▸ Request: Skip the pictures. Repeat everything else in the records word for word.

Figure scripts
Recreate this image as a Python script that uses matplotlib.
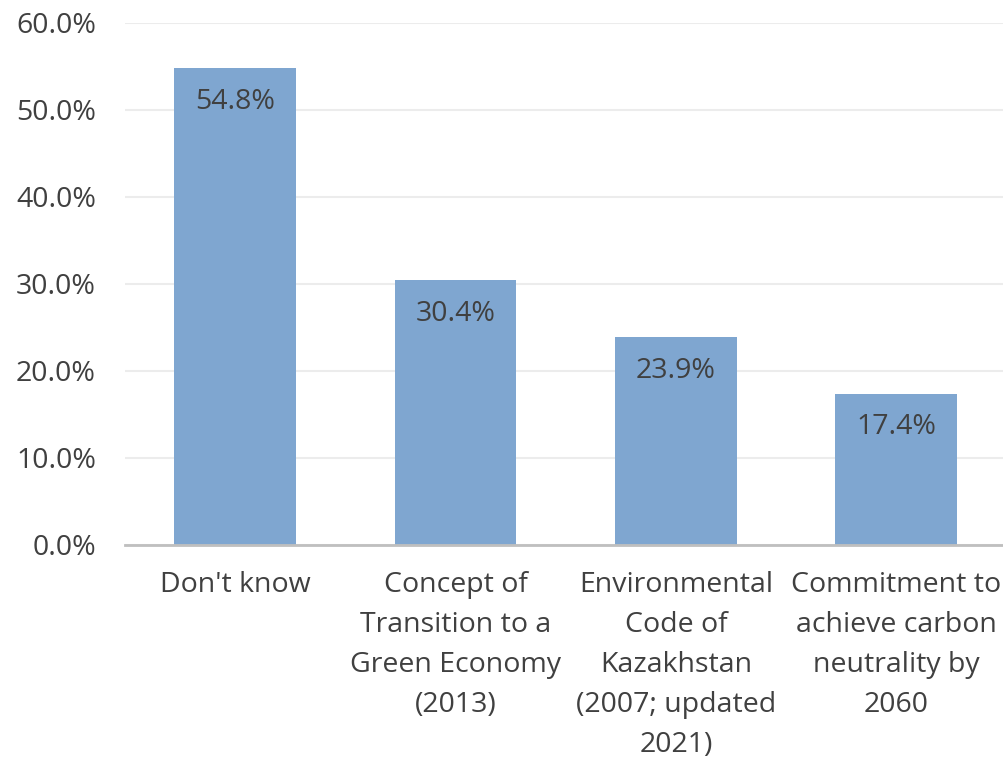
import numpy as np
import matplotlib.pyplot as plt

'''
Data
'''
categories = ["Don't know",
              "Concept of\nTransition to a\nGreen Economy\n(2013)",
              "Environmental\nCode of\nKazakhstan\n(2007; updated\n2021)",
              "Commitment to\nachieve carbon\nneutrality by\n2060"]
values = [54.8, 30.4, 23.9, 17.4]
yticks = [0, 10, 20, 30, 40, 50, 60]

plt.rcParams['font.family'] = ['Open Sans', 'DejaVu Sans']
txt = '#404040'
fs = 20.5

fig = plt.figure(figsize=(10.04, 7.59), dpi=100)
ax = fig.add_axes([0.1245, 0.282, 0.878, 0.688])

x = np.arange(len(values))
bars = ax.bar(x, values, width=0.553, color='#7fa6d0', zorder=2)

for b, v in zip(bars, values):
    ax.text(b.get_x() + b.get_width() / 2, v - 3.9, '%.1f%%' % v,
            ha='center', va='center', fontsize=fs, color=txt, zorder=3)

ax.set_xlim(-0.5, 3.5)
ax.set_ylim(0, 60)
ax.set_yticks(yticks)
ax.set_yticklabels(['%.1f%%' % t for t in yticks], fontsize=fs, color=txt)
ax.set_xticks(x)
ax.set_xticklabels(categories, fontsize=fs, color=txt, linespacing=1.57, va='top')
ax.tick_params(axis='both', length=0)
ax.tick_params(axis='y', pad=21)
ax.tick_params(axis='x', pad=19)

ax.grid(axis='y', color='#ececec', linewidth=1.5, zorder=0)
for s in ['top', 'right', 'left']:
    ax.spines[s].set_visible(False)
ax.spines['bottom'].set_color('#bfbfbf')
ax.spines['bottom'].set_linewidth(2)
ax.spines['bottom'].set_zorder(3)

fig.savefig('out.png', dpi=100)
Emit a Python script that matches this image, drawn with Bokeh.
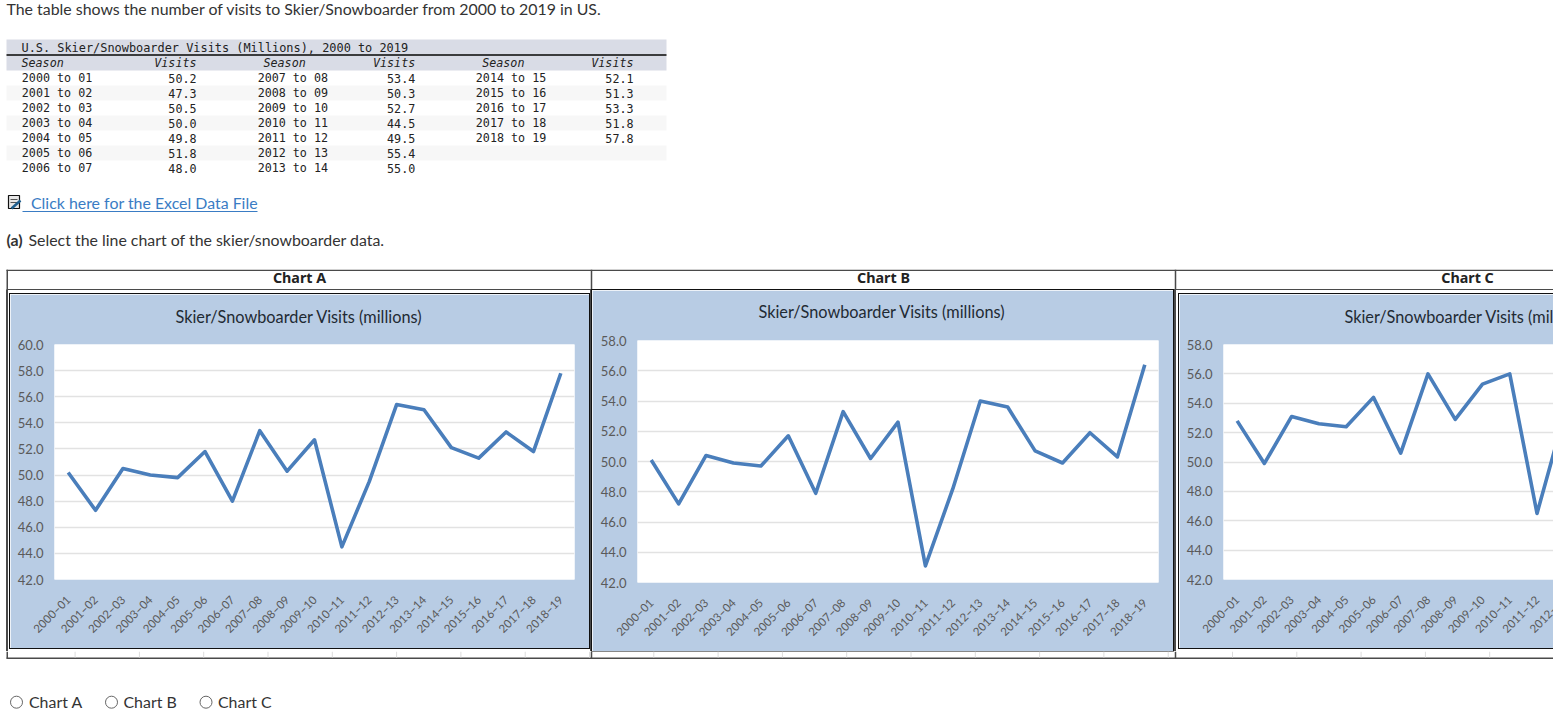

▸ Output for this task:
Recreate this image as a Python script that uses matplotlib.
import numpy as np
import matplotlib.pyplot as plt

'''
Data
'''
categories = ["Don't know",
              "Concept of\nTransition to a\nGreen Economy\n(2013)",
              "Environmental\nCode of\nKazakhstan\n(2007; updated\n2021)",
              "Commitment to\nachieve carbon\nneutrality by\n2060"]
values = [54.8, 30.4, 23.9, 17.4]
yticks = [0, 10, 20, 30, 40, 50, 60]

plt.rcParams['font.family'] = ['Open Sans', 'DejaVu Sans']
txt = '#404040'
fs = 20.5

fig = plt.figure(figsize=(10.04, 7.59), dpi=100)
ax = fig.add_axes([0.1245, 0.282, 0.878, 0.688])

x = np.arange(len(values))
bars = ax.bar(x, values, width=0.553, color='#7fa6d0', zorder=2)

for b, v in zip(bars, values):
    ax.text(b.get_x() + b.get_width() / 2, v - 3.9, '%.1f%%' % v,
            ha='center', va='center', fontsize=fs, color=txt, zorder=3)

ax.set_xlim(-0.5, 3.5)
ax.set_ylim(0, 60)
ax.set_yticks(yticks)
ax.set_yticklabels(['%.1f%%' % t for t in yticks], fontsize=fs, color=txt)
ax.set_xticks(x)
ax.set_xticklabels(categories, fontsize=fs, color=txt, linespacing=1.57, va='top')
ax.tick_params(axis='both', length=0)
ax.tick_params(axis='y', pad=21)
ax.tick_params(axis='x', pad=19)

ax.grid(axis='y', color='#ececec', linewidth=1.5, zorder=0)
for s in ['top', 'right', 'left']:
    ax.spines[s].set_visible(False)
ax.spines['bottom'].set_color('#bfbfbf')
ax.spines['bottom'].set_linewidth(2)
ax.spines['bottom'].set_zorder(3)

fig.savefig('out.png', dpi=100)
Emit a Python script that matches this image, drawn with Bokeh.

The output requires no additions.